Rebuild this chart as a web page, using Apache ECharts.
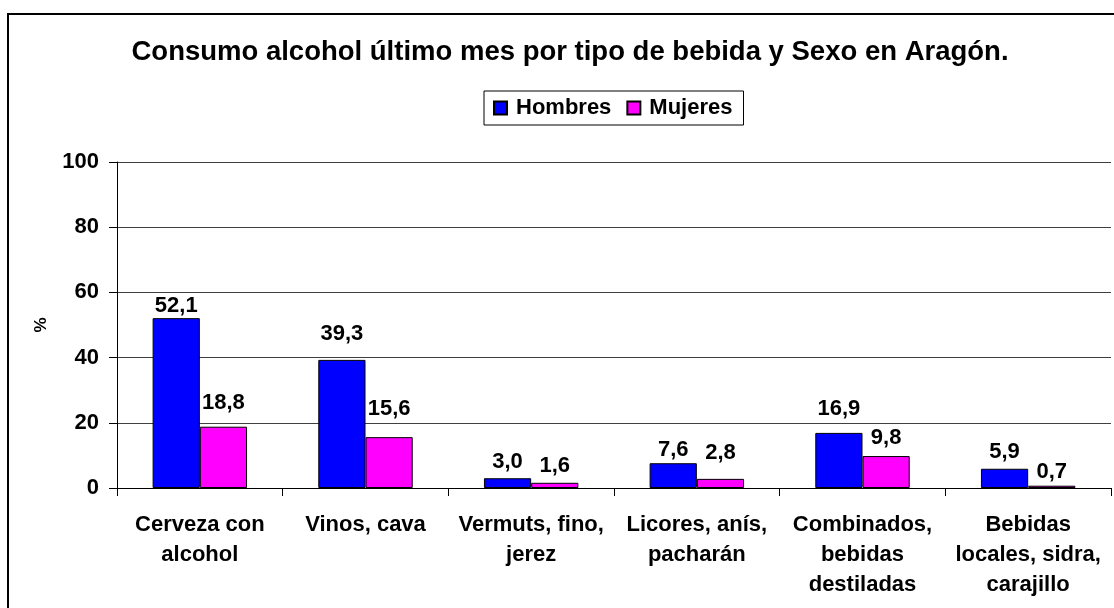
<!DOCTYPE html>
<html>
<head>
<meta charset="utf-8">
<script src="https://cdn.jsdelivr.net/npm/echarts@6/dist/echarts.min.js"></script>
<style>
  html, body { margin: 0; padding: 0; background: #fff; }
  #chart { width: 1114px; height: 608px; }
</style>
</head>
<body>
<div id="chart"></div>
<script>
const categories = [
  "Cerveza con\nalcohol",
  "Vinos, cava",
  "Vermuts, fino,\njerez",
  "Licores, anís,\npacharán",
  "Combinados,\nbebidas\ndestiladas",
  "Bebidas\nlocales, sidra,\ncarajillo"
];
const hombres = [52.1, 39.3, 3.0, 7.6, 16.9, 5.9];
const mujeres = [18.8, 15.6, 1.6, 2.8, 9.8, 0.7];
const yTicks = [0, 20, 40, 60, 80, 100];

// gap (px) between each value label and its bar, as placed in the original
const hombresLabelGap = [4, 18, 8, 5, 16, 9];
const mujeresLabelGap = [16, 20, 9, 18, 10, 6];

const font = "Liberation Sans, Arial, sans-serif";
const fmt = (p) => p.value.toFixed(1).replace(".", ",");

const labelStyle = {
  show: true,
  position: "top",
  formatter: fmt,
  fontFamily: font,
  fontWeight: "bold",
  fontSize: 22,
  color: "#000"
};

function withLabelGap(values, gaps) {
  return values.map((v, i) => ({ value: v, label: { distance: Math.max(0, gaps[i] - 3) } }));
}

const chart = echarts.init(document.getElementById("chart"));

chart.setOption({
  animation: false,
  textStyle: { fontFamily: font },
  graphic: [{
    type: "rect",
    shape: { x: 8, y: 14, width: 1120, height: 620 },
    style: { fill: "none", stroke: "#000", lineWidth: 2 },
    silent: true
  }],
  title: {
    text: "Consumo alcohol último mes por tipo de bebida y Sexo en Aragón.",
    left: 565,
    textAlign: "center",
    top: 33,
    textStyle: { fontFamily: font, fontWeight: "bold", fontSize: 27.5, color: "#000" }
  },
  legend: {
    data: ["Hombres", "Mujeres"],
    left: 484,
    top: 91,
    padding: [6, 11, 6, 9],
    itemGap: 15,
    itemWidth: 13,
    itemHeight: 13,
    borderColor: "#000",
    borderWidth: 1,
    icon: "rect",
    textStyle: { fontFamily: font, fontWeight: "bold", fontSize: 22, color: "#000", padding: [0, 0, 0, 4] }
  },
  grid: { left: 117, right: 3, top: 162, bottom: 120, containLabel: false },
  xAxis: {
    type: "category",
    data: categories,
    axisLine: { lineStyle: { color: "#000", width: 1 } },
    axisTick: { show: true, length: 8, lineStyle: { color: "#000" } },
    axisLabel: {
      interval: 0,
      margin: 22,
      fontFamily: font,
      fontWeight: "bold",
      fontSize: 22,
      lineHeight: 30,
      color: "#000"
    }
  },
  yAxis: {
    type: "value",
    min: 0,
    max: 100,
    interval: 20,
    name: "%",
    nameLocation: "middle",
    nameGap: 67,
    nameRotate: 90,
    nameTextStyle: { fontFamily: font, fontWeight: "bold", fontSize: 17, color: "#000" },
    axisLine: { show: true, lineStyle: { color: "#000", width: 1 } },
    axisTick: { show: true, length: 8, lineStyle: { color: "#000" } },
    splitLine: { show: true, lineStyle: { color: "#404040", width: 1 } },
    axisLabel: {
      margin: 18,
      fontFamily: font,
      fontWeight: "bold",
      fontSize: 22,
      color: "#000",
      formatter: (v) => (yTicks.includes(v) ? String(v) : "")
    }
  },
  series: [
    {
      name: "Hombres",
      type: "bar",
      data: withLabelGap(hombres, hombresLabelGap),
      barGap: "0%",
      barCategoryGap: "43%",
      itemStyle: { color: "#0000FF", borderColor: "#000", borderWidth: 1 },
      label: labelStyle
    },
    {
      name: "Mujeres",
      type: "bar",
      data: withLabelGap(mujeres, mujeresLabelGap),
      itemStyle: { color: "#FF00FF", borderColor: "#000", borderWidth: 1 },
      label: labelStyle
    }
  ]
});
</script>
</body>
</html>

_ _ _ _

**The exercise:** Everything from the top line of the data down to and including the line with "const yTicks = [0, 20, 40, 60, 80, 100];" is to be copied, except the pictures.

**Response for this exercise:**
Rebuild this chart as a web page, using Apache ECharts.
<!DOCTYPE html>
<html>
<head>
<meta charset="utf-8">
<script src="https://cdn.jsdelivr.net/npm/echarts@6/dist/echarts.min.js"></script>
<style>
  html, body { margin: 0; padding: 0; background: #fff; }
  #chart { width: 1114px; height: 608px; }
</style>
</head>
<body>
<div id="chart"></div>
<script>
const categories = [
  "Cerveza con\nalcohol",
  "Vinos, cava",
  "Vermuts, fino,\njerez",
  "Licores, anís,\npacharán",
  "Combinados,\nbebidas\ndestiladas",
  "Bebidas\nlocales, sidra,\ncarajillo"
];
const hombres = [52.1, 39.3, 3.0, 7.6, 16.9, 5.9];
const mujeres = [18.8, 15.6, 1.6, 2.8, 9.8, 0.7];
const yTicks = [0, 20, 40, 60, 80, 100];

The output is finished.